Hoy
se cumplen 5 meses desde que Mauricio Macri asumió la presidencia de la Nación.
Aunque a muchos les parezca que ya es mucho tiempo, considero que aún es un
período muy prematuro para sacar conclusiones sobre las direcciones que tomará
el gobierno que fue elegido por aproximadamente trece millones de habitantes el
22 de noviembre pasado. Es muy probable que la corrección de la pesada herencia
exceda a este período constitucional. De todos modos, se ha logrado cerrar una
negociación ardua con los holdouts, negociación exitosa tomando en cuenta que
se negoció con una sentencia en contra sobre la mesa. Resultó polémica la quita
de retenciones a las mineras: si bien se requería dar señales “market-friendly”,
también considero de importancia la defensa de nuestro suelo y que se pague por
su uso. También considero peligroso el método de evitar el desbande
inflacionario vía LEBACs, situación que nos puede traer inconvenientes en el
largo plazo. La salida del cepo cambiario terminó siendo un logro positivo, si
bien se intentaron demonizar efectos que fueron menores a los de la devaluación
kirchnerista de enero de 2014. Sobre esto me referiré en el próximo párrafo.

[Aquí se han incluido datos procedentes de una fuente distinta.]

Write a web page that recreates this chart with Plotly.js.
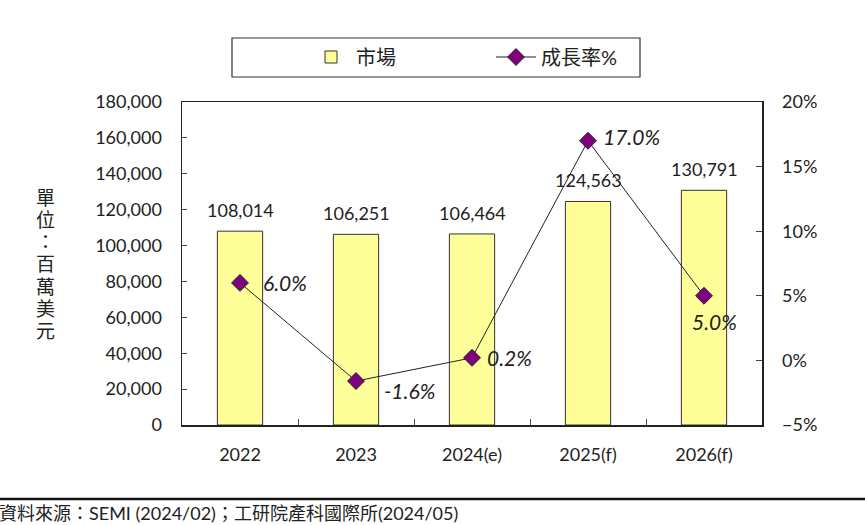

Como conclusión en esta materia debo decir que probablemente estos pocos meses
que quedan del primer semestre sean los últimos de “lo peor”, y que, si bien
los guarismos del segundo no serán extraordinarios, se empezará a vislumbrar
una leve mejoría. En algunos aspectos se hizo lo que se tenía que hacer, en
otros, la situación heredada fue un pernicioso condicionante.
Hecha
mi crítica en materia económica, y tomando en cuenta que esperaba más de este
aspecto que del político, prosigo a resaltar el por qué de estas líneas. Las
críticas que yo le pueda hacer al gobierno de Macri son las mismas a las que él
se refirió el día de su asunción: señalarle sus errores en pos de un diálogo
superador y conciliador, porque al país ideal lo construimos entre todos.
Pretender que este gobierno arregle en pocos meses un problema estructural que
viene desde hace setenta años es, cuanto menos, utópico. Y digo setenta años
porque, claramente, el paradigma político que predomina en este país es el
peronista. Juan Domingo Perón era un líder populista que se inspiró en
Mussolini y en Hitler para crear un sistema en el que su partido fuera el único
que pudiera gobernar con tranquilidad el país y, de ese modo, perpetuarse en el
poder. Muchas estructuras nacionales simpatizan ideológicamente con esta doctrina,
y erradicarla, o lograr que conviva con otras alternativas democráticas, es
algo que sin duda excederá a este gobierno. Justamente, porque no debe importar
que el presidente se llame Macri o se llame Kirchner. Construimos un modelo en
el que asemejamos un presidente a un todopoderoso, a alguien que debía darnos
el pescado y no la caña y enseñarnos a pescar.
Este
esquema populista y totalitario es el que, con nuestro voto el 22 de noviembre,
decidimos que debe cambiar. Al peronismo no se lo debe atacar por su ideología,
sino por sus prácticas populistas y totalitarias. Debemos terminar con ese
concepto de que no ser peronista es ser “gorila” o “antipueblo”, porque esa es
una de las prácticas populistas que más devastó a nuestra sociedad. Es una
mancha en nuestra historia que hace casi noventa años que un presidente no
peronista no termina su mandato (El último fue Marcelo Torcuato de Alvear en
1928). Por eso, me parece perfecto que se le critique a Macri y se le señalen
sus errores, pero no se debe entrar en el juego de un sector fanático nostálgico
(cada vez menor) que pretende ver a Macri yéndose en helicóptero para de esa
manera tomar el poder para siempre. Aprendamos, de una vez por todas.